# I'll give it a shot -- I need a good book



## Spark (Apr 1, 2006)

Alright, I need a book. I need a book /very/ badly. As in, I've been re-reading books like a madwoman. Here are some of the books I've read recently and enjoyed, to give people an idea of what I like. I have a wide variety of tastes, however, no romance, no horror please.

Sabriel, The Abhorsen, Lirael -- Garth Nix
all the Harry Potter books -- J.K Rowling
My Sister's Keeper, The Pact, Perfect Match -- Jodi Picoult
Angels and Deamons, the DaVinci Code -- Dan Brown
All of the Tamora Pierce novels, for the most part.


----------



## TSMaloy (Apr 1, 2006)

Have you tried anything by Terry Goodkind or Dean Koontz? 

"Odd Thomas" Dean Koontz 

"Wizard's First Rule" Terry Goodkind 

Good Stuff


----------



## Stewart (Apr 1, 2006)

Try _Small Island_ by Andrea Levy.


----------



## Dephere (Apr 1, 2006)

Any George R.R. Martin, if you want fantasy and A Clockwork Orange for just a good freakin' read!


----------



## Jaime Lannister (Apr 1, 2006)

Gonna go with Dephere on this one-Martin's Game of Thrones is a start to the best fantasy series ever in my opinion.  Impossible to disappoint.


----------



## Dephere (Apr 1, 2006)

Jaime Lannister said:
			
		

> Martin's Game of Thrones is a start to the best fantasy series ever in my opinion.



:thumbr: :thumbl:

Someone with good taste!


----------



## Hookflash (Apr 4, 2006)

I also highly recommend Martin's books. Best fantasy series I've come across so far. Another series (a trilogy, actually) well worth checking out: His Dark Materials.


----------



## KeineAngst (Apr 5, 2006)

3


			
				Spark said:
			
		

> Sabriel, The Abhorsen, Lirael -- Garth Nix



A question to you and anyne who reads this: The only Garth Nix books ive read are Young Adult(like, 7-11ish) but i keep hearing people much older talk about him, is there a whole chunk of his work im missing? is it even the same person? :-s


----------



## aliceedelweiss (Apr 5, 2006)

I secound Dean Koontz. That man is amazing.
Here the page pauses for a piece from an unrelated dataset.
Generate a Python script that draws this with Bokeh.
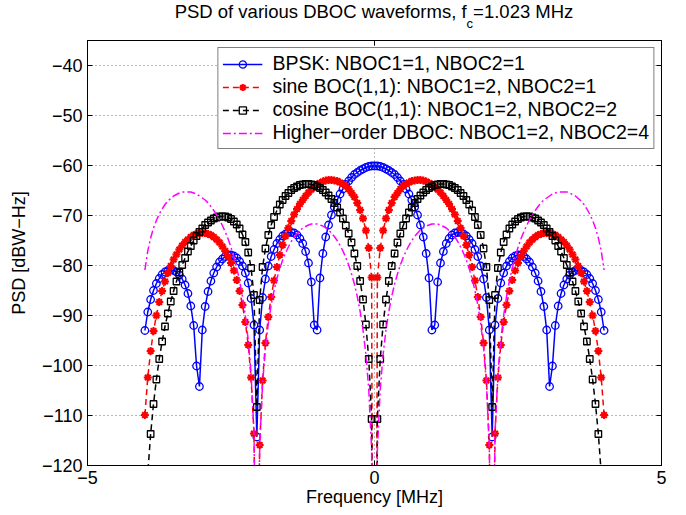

Try hitchhiker's guide to the galaxy by Douglas Adams if you like humor. Right now I'm reading Something wicked this way comes by Ray Bradbury, and I'm not done yet, but its really awesome.


----------



## strangedaze (Apr 5, 2006)

The World According to Garp by John Irving is my usual recommendation for someone whose tastes don't lean too drastically in any direction.


----------



## Spark (Apr 5, 2006)

Thanks for all the suggestions!

KeineAngst, those three mentioned were pretty complicated for me, and I think I read them when I was 13... I think those mentioned are 13 and up. Young adult, at least.


----------



## Saraneth (Apr 5, 2006)

Hrm... _Lamb_ by Christopher Moore was pretty amusing and poignant at the same time.


----------